If all else fails, use force.

Big government liberals have no compunctions whatever about using the Guns of Government to force people to behave the way they think they should. But that is, by definition, antithetical to freedom.

Justice Kennedy, who is the moderate, swing vote on the court, said of the mandate that forces everyone to buy insurance: “This fundamentally changes the relationship between the individual and the government.” I guess that’s what the President meant when he said he would “fundamentally transform” America.

It is becoming increasingly plain that the love of freedom hangs by a slender thread in America. More and more people hear “Freedom” and cheer, but they are thinking “Freedom From Responsibility”.

At the end of the day, that’s what the Health Care debate is about. Those in favor of ObamaCare believe that they shouldn’t be responsible for paying for their health care services. Someone else, their employer, the insurance company, the government, the “one-percenters”, anybody else, should pay for their health care, just not them.

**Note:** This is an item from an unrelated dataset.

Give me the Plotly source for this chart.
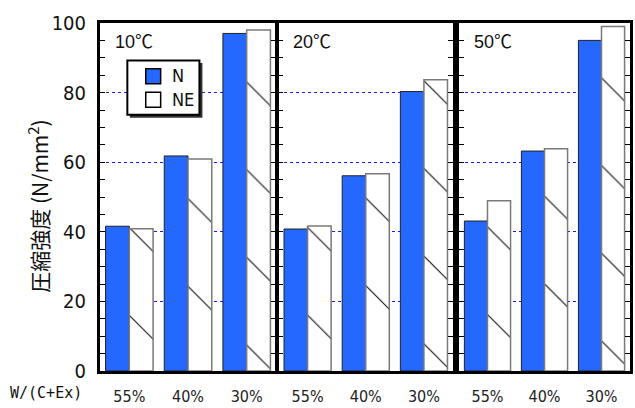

That’s what the Occupy Wall Street “movement” is about, too. They demonstrate against the unfairness of Capitalism, when in reality, nothing is more fair than a meritocracy, where you get and keep what you earn. But you can’t just coast in a meritocracy. You have to get up every morning and boogie.

But it’s sooo haaard!

Yep. It takes hard work to be successful in a free market. Freedom means shouldering responsibility and that IS hard. It would be so much easier to coast through life with someone else paying the bills, making sure I didn’t scrape my elbows on the sharp rocks as I float down the lazy river.

But the price of such freedom from responsibility is slavery. The children of Israel told Moses they were better off back in slavery in Egypt than in the desert where life was hard. Many slaves stayed on their plantations after Emancipation because they didn’t know how to live in freedom. Even some criminals who are released from prison commit new crimes in order to return to prison where they don’t have to earn three squares a day and they are told every move to make.

And if we desire freedom from the difficulties of living a responsible life, the government will gladly make our lives easier. All we have to do is surrender our freedom.